You need to temper the chocolate couverture to make sure the result is glossy and it releases easily from the mould. Follow our tempering technique for white chocolate and milk chocolate. Every type of chocolate has a specific temperature curve. I recommend using a laser thermometer. If you're making caramelized white chocolate from scratch, you'll need Mycryo cocoa butter for tempering.
Transfer the tempered chocolate into a piping bag. The use of a nozzle is not necessary.
Cut the tip of the piping bag to obtain a diameter of about 3 or 4mm.
Fill the printed thermoformed moulds with the pattern of your choice among the four different decorations available: (Christmas trees, Season's Greetings, Christmas figures or mountain scene for yule log tip).

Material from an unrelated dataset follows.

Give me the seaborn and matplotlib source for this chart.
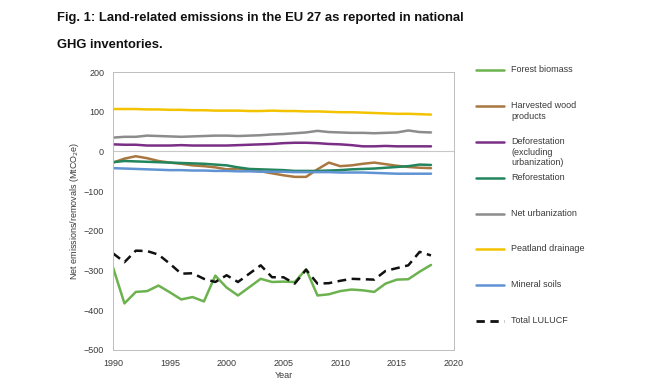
import pandas as pd
import matplotlib.pyplot as plt
import seaborn as sns
from matplotlib.lines import Line2D

# Data (MtCO2e), 1990-2018
years = list(range(1990, 2019))
forest_biomass = [-293, -383, -354, -352, -338, -355, -373, -367, -378, -313, -343, -363, -342, -321,
                  -329, -328, -329, -297, -363, -360, -352, -348, -350, -354, -333, -323, -322, -303, -286]
harvested_wood = [-28, -18, -12, -17, -24, -28, -31, -35, -37, -40, -45, -43, -47, -50, -55, -60, -64,
                  -64, -45, -28, -37, -35, -31, -28, -32, -36, -39, -41, -42]
deforestation = [18, 17, 17, 15, 15, 15, 16, 15, 15, 15, 15, 16, 17, 18, 19, 21, 22, 22, 21, 19, 18, 16,
                 13, 13, 14, 13, 13, 13, 13]
reforestation = [-27, -24, -25, -26, -27, -28, -29, -30, -31, -33, -35, -40, -44, -45, -46, -47, -49, -49,
                 -49, -48, -47, -45, -44, -43, -41, -39, -37, -33, -34]
net_urbanization = [35, 37, 37, 40, 39, 38, 37, 38, 39, 40, 40, 39, 40, 41, 43, 44, 46, 48, 52, 49, 48, 47,
                    47, 46, 47, 48, 53, 49, 48]
peatland_drainage = [107, 107, 107, 106, 106, 105, 105, 104, 104, 103, 103, 103, 102, 102, 103, 102, 102,
                     101, 101, 100, 99, 99, 98, 97, 96, 95, 95, 94, 93]
mineral_soils = [-42, -43, -44, -45, -46, -47, -47, -48, -48, -49, -49, -50, -50, -51, -51, -51, -52, -52,
                 -52, -52, -53, -53, -53, -54, -55, -56, -56, -56, -56]
total_lulucf = [-257, -279, -250, -251, -260, -283, -308, -307, -321, -329, -312, -329, -308, -287, -317,
                -317, -333, -298, -333, -332, -326, -321, -322, -323, -301, -294, -287, -253, -262]

labels = ["Forest biomass", "Harvested wood\nproducts", "Deforestation\n(excluding\nurbanization)",
          "Reforestation", "Net urbanization", "Peatland drainage", "Mineral soils", "Total LULUCF"]
colors = ["#6cb24f", "#a9773f", "#7a2e86", "#23855d", "#8c8c8c", "#f4c300", "#5f93d3", "#111111"]
series = [forest_biomass, harvested_wood, deforestation, reforestation, net_urbanization,
          peatland_drainage, mineral_soils, total_lulucf]

df = pd.DataFrame({"Year": years})
for lab, vals in zip(labels, series):
    df[lab] = vals
long = df.melt(id_vars="Year", var_name="series", value_name="value")

sns.set_style("white")
plt.rcParams["font.family"] = ["Liberation Sans", "DejaVu Sans"]

fig = plt.figure(figsize=(6.5, 3.9), dpi=100)
ax = fig.add_axes([0.174, 0.103, 0.524, 0.712])

ax.axhline(0, color="#c8c8c8", lw=0.8, zorder=0)
for lab, col in zip(labels, colors):
    sub = long[long["series"] == lab]
    dashed = lab == "Total LULUCF"
    sns.lineplot(data=sub, x="Year", y="value", color=col, lw=1.8, ax=ax,
                 linestyle=(0, (3.5, 2.2)) if dashed else "-", legend=False)

ax.set_xlim(1990, 2020)
ax.set_ylim(-500, 200)
ax.set_xticks(range(1990, 2021, 5))
ax.set_yticks(range(-500, 201, 100))
ax.set_yticklabels(["\u2212500", "\u2212400", "\u2212300", "\u2212200", "\u2212100", "0", "100", "200"])
ax.tick_params(labelsize=6.5, colors="#3a3a3a", length=3, width=0.6, direction="out", color="#aaaaaa")
ax.set_xlabel("Year", fontsize=6.5, color="#3a3a3a", labelpad=2)
ax.set_ylabel("Net emissions/removals (MtCO$_2$e)", fontsize=6.5, color="#3a3a3a", labelpad=2)
for s in ax.spines.values():
    s.set_color("#bdbdbd")
    s.set_linewidth(0.7)

# legend drawn as a column on the right, handle aligned with first text line
W, H = 650, 390
for i, (lab, col) in enumerate(zip(labels, colors)):
    y = 1 - (70 + i * 35.9) / H
    dashed = lab == "Total LULUCF"
    fig.add_artist(Line2D([476 / W, 504 / W], [y, y], color=col, lw=1.8 if not dashed else 2.0,
                          linestyle=(0, (3, 2)) if dashed else "-", transform=fig.transFigure))
    fig.text(511 / W, y + 5 / H, lab, fontsize=6.5, color="#3a3a3a", va="top", ha="left",
             linespacing=1.25)

title_font = ["Liberation Sans", "DejaVu Sans"]
fig.text(57 / W, 1 - 18 / H, "Fig. 1: Land-related emissions in the EU 27 as reported in national",
         fontsize=9.4, fontweight="bold", family=title_font, va="center", ha="left", color="#111111")
fig.text(57 / W, 1 - 45 / H, "GHG inventories.", fontsize=9.4, fontweight="bold", family=title_font,
         va="center", ha="left", color="#111111")

fig.savefig("out.png", dpi=100)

Fill the tree-shaped cavities with tempered chocolate.
Gently tap the mould on your workbench to even the surface and knock out any air bubbles.
Repeat with the Season's greetings mould. Start piping the chocolate along the rim of the cavities and fill the centre.
Gently tap the mould on your workbench...
... to even the surface and knock out any air bubbles.
Repeat with the Christmas figure cavities. Gently tap the mould on your workbench to even the surface and knock out any air bubbles. Let the chocolate crystallize at room temperature (ideally 18°C).
When the chocolate has crystallized, press gently on the mould to release the chocolates. Thanks to the flexible plastic material, the chocolates should come off easily. These transfer moulds are single use only.
Release the Christmas trees...
... and the Christmas figures.
... release the 'season's greetings' rectangles. The perfect decoration for your Christmas dessert!